Bien sûr on objectera que l’exercice relève du survol superficiel, mais après tout cela peut suffire à l’honnête citoyen, qui selon le conseil même de Pascal, devrait s'attacher à savoir de tout un peu plutôt que tout de pas grand chose…
Cette manière de procéder convient bien en l’occurrence à la personnalité complexe et protéiforme, de cet “effrayant génie”, comme le définissait Chateaubriand, qui eut le temps durant sa courte vie d’être tout à tour libertin, mystique, mathématicien, physicien, écrivain, philosophe. Il fut tellement déroutant qu’on le qualifie tantôt de Classique, tantôt de Romantique. Par son amour du bonheur, de la liberté et du progrès, il s’apparente aux Lumières. Par sa foi intense et intransigeante, il est considéré, parfois avec méfiance et circonspection comme un théologien, apologète de la religion chrétienne.
Le fait est qu'il n'eut pas son pareil pour mettre ses pensées en formules, certes parfois absconses, mais le plus souvent fort percutantes. La preuve étant qu'elles sont pour beaucoup passées dans le langage commun. Voici donc quelques perles, issues de ce magnifique écrin pour servir une réflexion faisant écho à des préoccupations très actuelles.

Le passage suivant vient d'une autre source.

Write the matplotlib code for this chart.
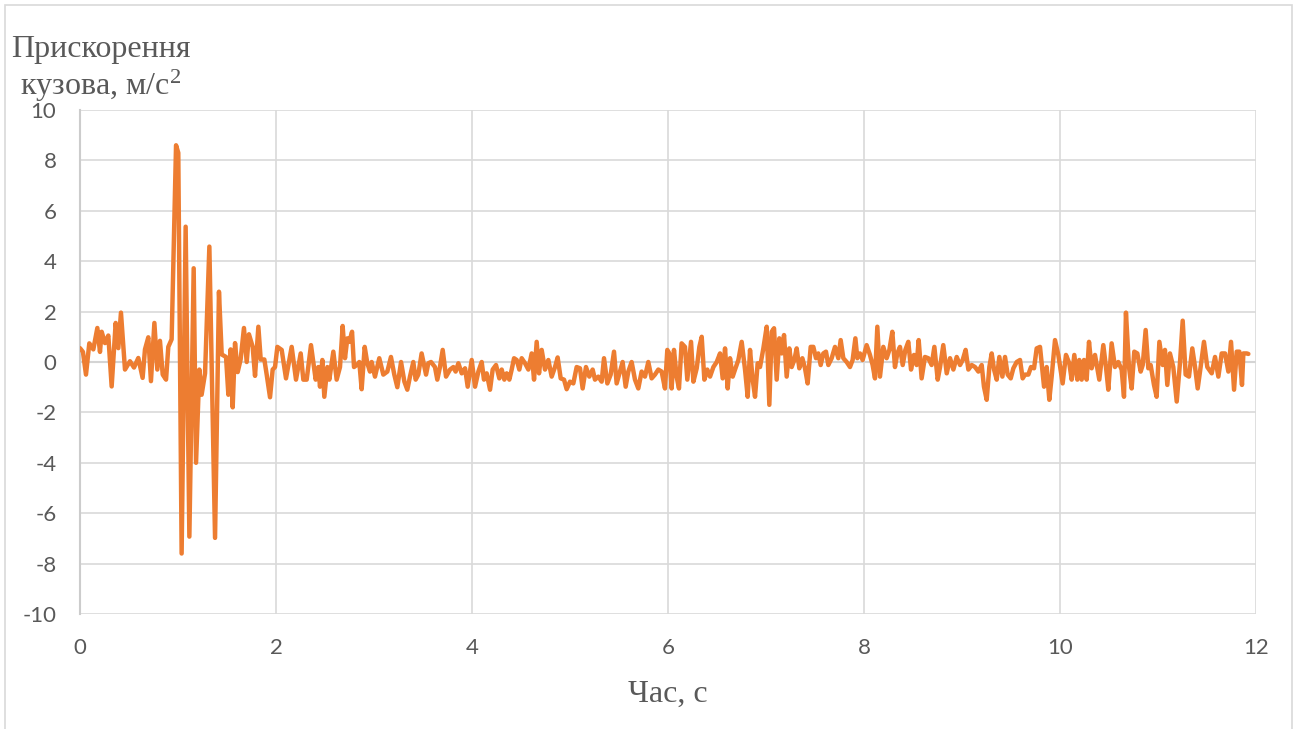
import numpy as np
import matplotlib
matplotlib.use("Agg")
import matplotlib.pyplot as plt
from matplotlib.patches import Rectangle

plt.rcParams["axes.unicode_minus"] = False
plt.rcParams["mathtext.fontset"] = "custom"
plt.rcParams["mathtext.rm"] = "Liberation Serif"
plt.rcParams["mathtext.it"] = "Liberation Serif:italic"

# time (s) and body acceleration (m/s^2) in pieces
t_part1 = [0.0, 0.03, 0.061, 0.095, 0.136, 0.177, 0.204, 0.221, 0.255, 0.289,
           0.323, 0.364, 0.391, 0.418, 0.459, 0.510, 0.551, 0.595, 0.639, 0.663,
           0.697, 0.724, 0.759, 0.789, 0.816, 0.844, 0.878, 0.901, 0.935, 0.980,
           1.003, 1.037, 1.078, 1.116, 1.160, 1.184, 1.218, 1.241, 1.276, 1.320,
           1.378, 1.418, 1.446, 1.490, 1.514, 1.537, 1.558, 1.582, 1.609, 1.639,
           1.673, 1.701, 1.724, 1.762, 1.786, 1.820, 1.844, 1.881, 1.905, 1.939,
           1.966, 1.990]
a_part1 = [0.55, 0.4, -0.5, 0.74, 0.5, 1.35, 0.4, 1.2, 0.75, 1.05,
           -0.97, 1.55, 0.55, 1.96, -0.3, 0.03, -0.22, 0.16, -0.63, 0.5,
           0.98, -0.76, 1.55, -0.3, 0.84, -0.5, -0.7, 0.6, 0.9, 8.6,
           8.3, -7.6, 5.37, -6.93, 3.72, -4.0, -0.3, -1.3, -0.45, 4.58,
           -6.98, 2.79, 0.3, 0.2, -1.3, 0.5, -1.8, 0.75, -0.4, 0.1,
           1.35, 0.0, 1.1, 0.6, -0.55, 1.4, 0.1, 0.1, -0.5, -1.4,
           -0.3, -0.2]

t_part2 = [2.014, 2.058, 2.102, 2.160, 2.204, 2.252, 2.279, 2.313, 2.357, 2.405,
           2.432, 2.449, 2.473, 2.493, 2.524, 2.544, 2.585, 2.619, 2.653, 2.680,
           2.704, 2.728, 2.748, 2.776, 2.796, 2.830, 2.850, 2.874, 2.905, 2.932,
           2.959, 2.976, 3.010, 3.054, 3.095, 3.136, 3.173, 3.207, 3.238, 3.276,
           3.310, 3.340, 3.367, 3.401, 3.425, 3.452, 3.486, 3.531, 3.554, 3.582,
           3.622, 3.646, 3.673, 3.701, 3.735, 3.776, 3.810, 3.833, 3.861, 3.895,
           3.929, 3.956]
a_part2 = [0.6, 0.48, -0.65, 0.6, -0.7, 0.34, -0.7, -0.7, 0.67, -0.7,
           -0.2, -0.98, 0.08, -1.38, -0.2, -0.7, 0.41, -0.7, -0.2, 1.43,
           0.15, 0.94, 0.8, 1.2, -0.2, -0.1, 0.0, -1.08, 0.6, -0.05,
           -0.38, 0.0, -0.58, 0.15, -0.5, -0.38, 0.2, -0.5, -1.0, 0.0,
           -0.78, -1.1, -0.58, 0.0, -0.7, -0.5, 0.34, -0.5, -0.05, 0.0,
           -0.2, -0.7, -0.2, 0.48, -0.58, -0.3, -0.2, -0.38, -0.05, -0.45,
           -0.25, -0.98]

t_part3 = [3.997, 4.031, 4.065, 4.099, 4.122, 4.150, 4.184, 4.211, 4.245, 4.279,
           4.303, 4.330, 4.354, 4.381, 4.405, 4.429, 4.456, 4.483, 4.507, 4.541,
           4.575, 4.609, 4.633, 4.660, 4.684, 4.711, 4.745, 4.779, 4.813, 4.847,
           4.874, 4.905, 4.939, 4.966, 5.000, 5.034, 5.068, 5.102, 5.129, 5.163,
           5.197, 5.231, 5.255, 5.289, 5.323, 5.347, 5.381, 5.415, 5.449, 5.476,
           5.510, 5.537, 5.568, 5.595, 5.629, 5.663, 5.697, 5.731, 5.765, 5.799,
           5.833, 5.867]
a_part3 = [0.08, -0.98, -0.38, 0.0, -0.7, -0.45, -1.1, -0.3, -0.12, -0.65,
           -0.3, -0.7, -0.45, -0.7, -0.3, 0.15, 0.08, -0.3, 0.15, -0.05,
           -0.3, 0.34, -0.7, 0.8, -0.45, 0.48, -0.3, 0.08, -0.58, -0.2,
           0.18, -0.65, -0.7, -1.08, -0.78, -0.85, -0.2, -0.25, -1.05, -0.2,
           -0.58, -0.3, -0.7, -0.58, -0.78, 0.15, -0.85, -0.5, 0.41, -0.85,
           -0.38, 0.0, -0.98, -0.38, 0.0, -0.7, -1.05, -0.38, -0.58, 0.0,
           -0.65, -0.5]

t_part4 = [5.901, 5.935, 5.969, 5.993, 6.014, 6.037, 6.061, 6.088, 6.112, 6.139,
           6.173, 6.197, 6.235, 6.259, 6.293, 6.320, 6.344, 6.371, 6.401, 6.429,
           6.463, 6.497, 6.531, 6.558, 6.582, 6.609, 6.633, 6.660, 6.684, 6.718,
           6.752, 6.786, 6.813, 6.837, 6.864, 6.888, 6.915, 6.939, 6.973, 7.007,
           7.034, 7.058, 7.082, 7.109, 7.136, 7.160, 7.184, 7.211, 7.238, 7.262,
           7.289, 7.313, 7.340, 7.371, 7.398, 7.425, 7.456, 7.483, 7.510, 7.534,
           7.558, 7.585, 7.612, 7.636, 7.670, 7.704, 7.738, 7.762, 7.789, 7.823,
           7.857]
a_part4 = [-0.3, -0.38, -1.05, 0.48, 0.34, -1.05, 0.48, -0.58, -1.05, 0.74,
           0.6, -0.7, 0.8, -0.78, -0.25, 0.6, 1.0, -0.7, -0.3, -0.58,
           -0.2, 0.0, 0.34, -0.65, 0.54, -1.05, 0.15, -0.58, -0.3, 0.08,
           0.8, -0.3, -1.38, 0.48, -0.7, -1.38, -0.05, -0.2, 0.54, 1.4,
           -1.7, 1.2, 1.34, -0.7, 0.94, 0.34, 1.07, -0.58, 0.54, -0.2,
           0.08, 0.54, -0.25, 0.15, -0.25, -0.85, 0.6, 0.6, 0.15, 0.34,
           -0.12, 0.34, 0.41, -0.12, 0.15, 0.6, 0.15, 0.87, 0.15, 0.0,
           -0.2]

t_part5 = [7.884, 7.912, 7.932, 7.959, 7.986, 8.027, 8.061, 8.088, 8.112, 8.136,
           8.163, 8.197, 8.231, 8.259, 8.289, 8.316, 8.340, 8.367, 8.395, 8.422,
           8.452, 8.480, 8.510, 8.537, 8.558, 8.588, 8.622, 8.656, 8.690, 8.718,
           8.752, 8.776, 8.809, 8.844, 8.878, 8.912, 8.946, 8.980, 9.007, 9.037,
           9.065, 9.099, 9.133, 9.167, 9.201, 9.224, 9.252, 9.279, 9.303, 9.327,
           9.354, 9.381, 9.412, 9.439, 9.466, 9.497, 9.524, 9.558, 9.592, 9.619,
           9.643, 9.677, 9.704, 9.735, 9.762, 9.796]
a_part5 = [0.08, 0.94, 0.15, 0.34, 0.08, 0.67, 0.28, -0.12, -0.65, 1.4,
           -0.58, 0.6, 0.15, 0.48, 1.2, -0.2, 0.34, 0.6, -0.12, 0.48,
           0.8, -0.3, 0.28, -0.12, 0.87, -0.65, 0.2, 0.15, -0.12, 0.6,
           -0.7, -0.2, 0.67, -0.45, 0.15, -0.3, 0.2, -0.12, 0.08, 0.48,
           -0.3, -0.12, -0.2, -0.38, -0.12, -0.98, -1.5, -0.2, 0.34, -0.3,
           -0.7, 0.2, -0.58, 0.2, -0.5, -0.65, -0.25, 0.0, 0.08, -0.65,
           -0.5, -0.5, -0.2, -0.25, 0.54, 0.6]

t_part6 = [9.837, 9.864, 9.891, 9.915, 9.949, 9.983, 10.027, 10.061, 10.095, 10.119,
           10.146, 10.177, 10.197, 10.221, 10.245, 10.272, 10.296, 10.323, 10.357, 10.401,
           10.442, 10.469, 10.493, 10.527, 10.561, 10.595, 10.629, 10.653, 10.673, 10.704,
           10.731, 10.758, 10.789, 10.823, 10.844, 10.874, 10.901, 10.925, 10.959, 10.986,
           11.014, 11.048, 11.071, 11.095, 11.122, 11.156, 11.191, 11.224, 11.252, 11.282,
           11.316, 11.350, 11.378, 11.405, 11.435, 11.469, 11.503, 11.548, 11.582, 11.616,
           11.650, 11.684, 11.718, 11.745, 11.776, 11.803, 11.830, 11.857, 11.871, 11.905,
           11.922]
a_part6 = [-0.98, -0.2, -1.5, -0.58, 0.87, 0.28, -0.85, 0.28, -0.05, -0.7,
           0.28, -0.7, 0.08, -0.7, 0.08, -0.7, 0.8, -0.25, 0.28, -0.7,
           0.67, -0.2, -1.1, 0.74, -0.2, 0.0, -0.3, -1.38, 1.96, -0.2,
           -1.05, 0.41, 0.34, -0.38, -0.12, 1.27, -0.25, -0.12, -0.91, -1.38,
           0.8, -0.12, 0.48, -0.91, 0.34, -0.2, -1.57, -0.05, 1.64, -0.5,
           -0.58, 0.54, -0.2, -1.05, -0.2, 0.8, -0.2, -0.45, 0.2, -0.58,
           0.34, 0.34, -0.38, 0.8, -1.1, 0.41, 0.41, -0.91, 0.34, 0.34,
           0.32]

x_ticks = [0, 2, 4, 6, 8, 10, 12]
y_ticks = [-10, -8, -6, -4, -2, 0, 2, 4, 6, 8, 10]

y_title_1 = "Прискорення"
y_title_2 = "кузова, м/с$^2$"
x_title = "Час, с"

GREY_TEXT = "#595959"
GRID = "#d9d9d9"
ORANGE = "#ED7D31"
W, H = 1296, 729

t_parts = [t_part1, t_part2, t_part3, t_part4, t_part5, t_part6]
a_parts = [a_part1, a_part2, a_part3, a_part4, a_part5, a_part6]
for i, (tp, ap) in enumerate(zip(t_parts, a_parts)):
    assert len(tp) == len(ap), f"part {i+1}: {len(tp)} vs {len(ap)}"

time = np.concatenate(t_parts)
accel = np.concatenate(a_parts)

fig = plt.figure(figsize=(W / 100, H / 100), dpi=100)
ax = fig.add_axes([80 / W, 1 - 614 / H, 1176 / W, 504 / H])

ax.plot(time, accel, color=ORANGE, lw=3.2, solid_joinstyle="round",
        solid_capstyle="round", zorder=3)

ax.set_xlim(0, 12)
ax.set_ylim(-10, 10)
ax.set_xticks(x_ticks)
ax.set_yticks(y_ticks)
ax.grid(True, color=GRID, lw=1.2, zorder=0)
ax.axhline(0, color="#bfbfbf", lw=1.5, zorder=1)

for side in ["top", "right", "bottom"]:
    ax.spines[side].set_visible(False)
ax.spines["left"].set_color("#cccccc")
ax.spines["left"].set_linewidth(1.5)

ax.tick_params(length=0, labelsize=16, labelcolor=GREY_TEXT)
ax.tick_params(axis="y", pad=17)
ax.tick_params(axis="x", pad=17)
for lab in ax.get_xticklabels() + ax.get_yticklabels():
    lab.set_family("Lato")

# axis titles in serif, like the original
title_kw = dict(fontsize=23, family="Liberation Serif", color=GREY_TEXT,
                ha="center", va="baseline")
fig.text(101 / W, 1 - 57 / H, y_title_1, **title_kw)
fig.text(101 / W, 1 - 95 / H, y_title_2, **title_kw)
fig.text(668 / W, 1 - 702 / H, x_title, **title_kw)

# chart area border
fig.patches.append(Rectangle((4.5 / W, -0.01), 1287 / W, 1 - 4.5 / H + 0.01,
                             transform=fig.transFigure, fill=False,
                             edgecolor=GRID, lw=1.2))

fig.savefig("out.png", dpi=100)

“Le coeur a ses raisons que la raison ne connaît pas”. Par cette expression anodine en apparence, Pascal signifie qu’il y aura toujours quelque chose dans l’être humain, qui ne relève pas de l’entendement ni du raisonnement, et qu’il ne faut jamais perdre cela de vue. Si l’Homme est un roseau pensant, doué de raison, c'est également un coeur battant et il est impossible de réduire sa nature à l'une ou l'autre de ces essences.
Derrière la boutade on peut voir préfigurée la critique de la raison pure de Kant et l’approche de ce dernier de la métaphysique face à laquelle tout raisonnement s’avère vain (tout comme les ailes du plus magnifique oiseau perdent toute utilité dans le vide). On peut y voir également énoncée en filigrane la dualité des certitudes qui s’imposent à l’homme: extérieure avec la perception du monde sensible et la voûte céleste étoilée, intérieure avec la loi morale. Toutes deux s'imposent à lui avec la même force. Reste à savoir si le coeur de Pascal est assimilable à la morale de Kant….

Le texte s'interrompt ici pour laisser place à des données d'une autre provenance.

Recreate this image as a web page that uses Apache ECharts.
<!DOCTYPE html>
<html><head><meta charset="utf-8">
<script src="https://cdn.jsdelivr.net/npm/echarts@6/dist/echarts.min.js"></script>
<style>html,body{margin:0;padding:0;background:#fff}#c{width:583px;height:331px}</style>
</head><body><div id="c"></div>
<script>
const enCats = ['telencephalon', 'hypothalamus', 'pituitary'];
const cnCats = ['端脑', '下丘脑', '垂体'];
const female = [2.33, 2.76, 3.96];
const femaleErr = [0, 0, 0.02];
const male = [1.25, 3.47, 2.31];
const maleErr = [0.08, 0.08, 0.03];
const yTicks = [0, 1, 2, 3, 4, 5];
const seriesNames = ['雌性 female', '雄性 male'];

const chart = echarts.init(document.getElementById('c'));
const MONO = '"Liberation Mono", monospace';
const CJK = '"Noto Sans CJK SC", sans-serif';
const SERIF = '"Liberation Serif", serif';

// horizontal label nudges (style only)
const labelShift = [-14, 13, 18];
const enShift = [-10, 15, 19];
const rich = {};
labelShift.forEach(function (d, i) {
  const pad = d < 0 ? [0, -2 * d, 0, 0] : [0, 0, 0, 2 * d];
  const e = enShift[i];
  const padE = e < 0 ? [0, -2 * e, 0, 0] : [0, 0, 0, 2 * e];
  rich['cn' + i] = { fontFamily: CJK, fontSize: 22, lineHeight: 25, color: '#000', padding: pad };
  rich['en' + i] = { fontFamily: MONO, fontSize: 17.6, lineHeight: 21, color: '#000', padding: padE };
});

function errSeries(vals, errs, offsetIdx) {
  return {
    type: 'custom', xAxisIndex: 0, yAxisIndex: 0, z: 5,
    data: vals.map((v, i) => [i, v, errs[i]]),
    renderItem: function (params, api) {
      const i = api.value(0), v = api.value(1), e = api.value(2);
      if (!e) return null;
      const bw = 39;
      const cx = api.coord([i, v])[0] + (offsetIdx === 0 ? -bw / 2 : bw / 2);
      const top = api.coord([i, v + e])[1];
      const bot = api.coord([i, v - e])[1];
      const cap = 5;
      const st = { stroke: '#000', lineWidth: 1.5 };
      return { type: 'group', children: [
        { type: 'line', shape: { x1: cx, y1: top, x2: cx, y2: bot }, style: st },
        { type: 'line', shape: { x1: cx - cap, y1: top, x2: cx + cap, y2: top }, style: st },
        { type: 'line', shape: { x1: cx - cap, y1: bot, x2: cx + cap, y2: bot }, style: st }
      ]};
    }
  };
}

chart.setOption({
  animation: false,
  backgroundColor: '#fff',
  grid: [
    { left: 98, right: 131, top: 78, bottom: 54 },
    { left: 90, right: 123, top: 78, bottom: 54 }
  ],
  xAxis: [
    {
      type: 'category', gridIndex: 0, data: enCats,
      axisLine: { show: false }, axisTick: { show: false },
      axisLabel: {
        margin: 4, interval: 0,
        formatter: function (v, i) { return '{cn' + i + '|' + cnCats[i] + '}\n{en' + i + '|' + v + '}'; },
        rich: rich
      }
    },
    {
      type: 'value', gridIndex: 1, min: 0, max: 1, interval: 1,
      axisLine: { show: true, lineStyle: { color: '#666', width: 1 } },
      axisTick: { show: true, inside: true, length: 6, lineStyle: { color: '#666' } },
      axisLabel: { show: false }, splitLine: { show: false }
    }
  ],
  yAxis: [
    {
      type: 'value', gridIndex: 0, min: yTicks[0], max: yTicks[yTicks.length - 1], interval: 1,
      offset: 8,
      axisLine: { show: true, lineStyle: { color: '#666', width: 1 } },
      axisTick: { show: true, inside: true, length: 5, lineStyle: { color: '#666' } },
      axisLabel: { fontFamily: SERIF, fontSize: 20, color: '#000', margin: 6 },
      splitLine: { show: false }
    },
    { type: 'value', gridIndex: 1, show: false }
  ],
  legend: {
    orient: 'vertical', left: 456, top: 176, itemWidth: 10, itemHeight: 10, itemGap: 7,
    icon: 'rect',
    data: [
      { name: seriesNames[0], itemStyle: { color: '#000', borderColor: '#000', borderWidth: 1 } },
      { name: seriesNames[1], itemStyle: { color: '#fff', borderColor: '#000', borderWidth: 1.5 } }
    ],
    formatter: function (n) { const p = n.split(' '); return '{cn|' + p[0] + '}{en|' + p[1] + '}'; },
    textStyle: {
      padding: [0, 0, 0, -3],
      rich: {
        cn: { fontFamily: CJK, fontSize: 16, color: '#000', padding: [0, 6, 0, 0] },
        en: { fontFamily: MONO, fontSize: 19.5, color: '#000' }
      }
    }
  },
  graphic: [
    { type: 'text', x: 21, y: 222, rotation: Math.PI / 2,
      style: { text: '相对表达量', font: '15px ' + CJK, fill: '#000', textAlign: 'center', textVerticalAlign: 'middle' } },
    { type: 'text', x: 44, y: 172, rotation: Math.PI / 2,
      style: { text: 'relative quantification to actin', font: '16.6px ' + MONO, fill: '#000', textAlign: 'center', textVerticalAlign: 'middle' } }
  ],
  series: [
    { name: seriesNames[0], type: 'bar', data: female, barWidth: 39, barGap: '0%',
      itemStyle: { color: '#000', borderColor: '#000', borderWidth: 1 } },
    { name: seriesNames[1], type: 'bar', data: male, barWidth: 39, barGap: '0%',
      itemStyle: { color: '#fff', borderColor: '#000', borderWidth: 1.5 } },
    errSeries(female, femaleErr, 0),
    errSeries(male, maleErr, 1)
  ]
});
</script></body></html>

“L’homme n’est ni ange ni bête et le malheur veut que qui veut faire l’ange fait la bête”. Voilà bien l’adage le plus sage qu’on puisse imaginer et qui devrait ramener à l’humilité tous les diseurs de bonne aventure qui emmènent le peuple sur des voies périlleuses, tous ceux qui s’appuient sur de nébuleux principes pour faire parler Dieu, le Souverain Bien ou je ne sais quel absolu au nom duquel ils finissent tôt ou tard par justifier la plus bestiale barbarie. Il pourrait tout aussi bien à l'inverse, ramener à la raison les anti-spécistes qui prêchent que l’homme n'est qu'un animal comme les autres, ni plus, ni moins...

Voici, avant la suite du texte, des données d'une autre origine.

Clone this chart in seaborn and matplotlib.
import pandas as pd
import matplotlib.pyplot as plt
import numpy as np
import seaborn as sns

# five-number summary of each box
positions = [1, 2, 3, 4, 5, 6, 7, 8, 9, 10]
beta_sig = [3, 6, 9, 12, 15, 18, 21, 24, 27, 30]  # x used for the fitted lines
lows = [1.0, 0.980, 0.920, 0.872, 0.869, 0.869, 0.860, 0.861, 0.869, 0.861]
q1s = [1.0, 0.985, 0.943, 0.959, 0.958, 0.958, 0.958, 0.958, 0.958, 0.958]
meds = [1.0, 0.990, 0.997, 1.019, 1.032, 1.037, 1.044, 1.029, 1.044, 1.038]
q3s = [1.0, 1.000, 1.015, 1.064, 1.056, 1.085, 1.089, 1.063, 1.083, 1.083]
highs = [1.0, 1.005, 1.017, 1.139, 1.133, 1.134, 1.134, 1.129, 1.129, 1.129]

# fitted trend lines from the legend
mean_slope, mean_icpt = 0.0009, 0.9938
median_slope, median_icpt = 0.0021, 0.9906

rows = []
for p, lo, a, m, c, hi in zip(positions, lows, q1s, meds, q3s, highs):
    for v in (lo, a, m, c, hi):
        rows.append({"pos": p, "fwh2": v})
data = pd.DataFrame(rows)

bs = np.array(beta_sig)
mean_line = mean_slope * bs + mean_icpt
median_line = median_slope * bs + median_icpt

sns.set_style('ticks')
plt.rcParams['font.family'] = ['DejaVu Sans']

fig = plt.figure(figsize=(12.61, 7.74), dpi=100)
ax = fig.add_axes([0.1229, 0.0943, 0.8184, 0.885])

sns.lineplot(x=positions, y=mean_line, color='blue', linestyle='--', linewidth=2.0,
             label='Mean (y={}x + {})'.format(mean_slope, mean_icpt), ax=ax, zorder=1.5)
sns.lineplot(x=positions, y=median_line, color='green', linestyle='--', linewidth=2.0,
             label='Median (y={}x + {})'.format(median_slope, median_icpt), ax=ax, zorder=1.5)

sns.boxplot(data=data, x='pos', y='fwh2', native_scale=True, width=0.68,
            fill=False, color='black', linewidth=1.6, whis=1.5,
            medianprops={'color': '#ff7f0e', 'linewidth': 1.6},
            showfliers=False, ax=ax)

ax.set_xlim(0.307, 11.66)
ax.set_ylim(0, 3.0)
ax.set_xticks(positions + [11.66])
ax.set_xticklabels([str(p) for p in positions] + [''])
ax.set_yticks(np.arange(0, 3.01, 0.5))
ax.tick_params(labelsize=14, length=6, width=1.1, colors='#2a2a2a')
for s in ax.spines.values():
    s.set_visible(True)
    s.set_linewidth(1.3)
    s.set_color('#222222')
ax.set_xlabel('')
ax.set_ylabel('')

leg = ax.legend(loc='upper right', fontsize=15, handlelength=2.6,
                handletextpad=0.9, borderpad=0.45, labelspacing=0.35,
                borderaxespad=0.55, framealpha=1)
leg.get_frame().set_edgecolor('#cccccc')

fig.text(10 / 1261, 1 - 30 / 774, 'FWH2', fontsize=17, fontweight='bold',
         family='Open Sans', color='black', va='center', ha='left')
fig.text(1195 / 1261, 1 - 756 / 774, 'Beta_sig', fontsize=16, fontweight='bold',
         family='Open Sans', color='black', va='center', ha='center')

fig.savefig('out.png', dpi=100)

“La justice sans la force est impuissante, la force sans la justice est tyrannique.” Tout cela est d’une brûlante actualité, à une époque où l’on croit utile de légiférer sur tout sans se donner les moyens de faire respecter les lois. Pascal, s’inspirant en la circonstance sans doute de Cicéron, va beaucoup plus loin même en affirmant que le droit n’est pas une fin en soi, car en le poussant trop loin, on ne fait rien d’autre qu’enfanter l’injustice. Summun jus summa injuria: l’extrême droit est une extrême injustice. On voit trop souvent de nos jours la lutte pour les droits prendre le pas sur le bon sens et sur les devoirs et s'engluer dans un égalitarisme tyrannique.
Dans un registre voisin, Pascal stipule que “tous les efforts de la violence ne peuvent affaiblir la vérité, et ne servent qu’à la relever davantage. Toutes les lumières de la vérité ne peuvent rien pour arrêter la violence, et ne font que l’irriter encore plus.” N’étant pas du même ordre, la violence s’oppose toujours à la vérité mais cette dernière finit toujours par triompher.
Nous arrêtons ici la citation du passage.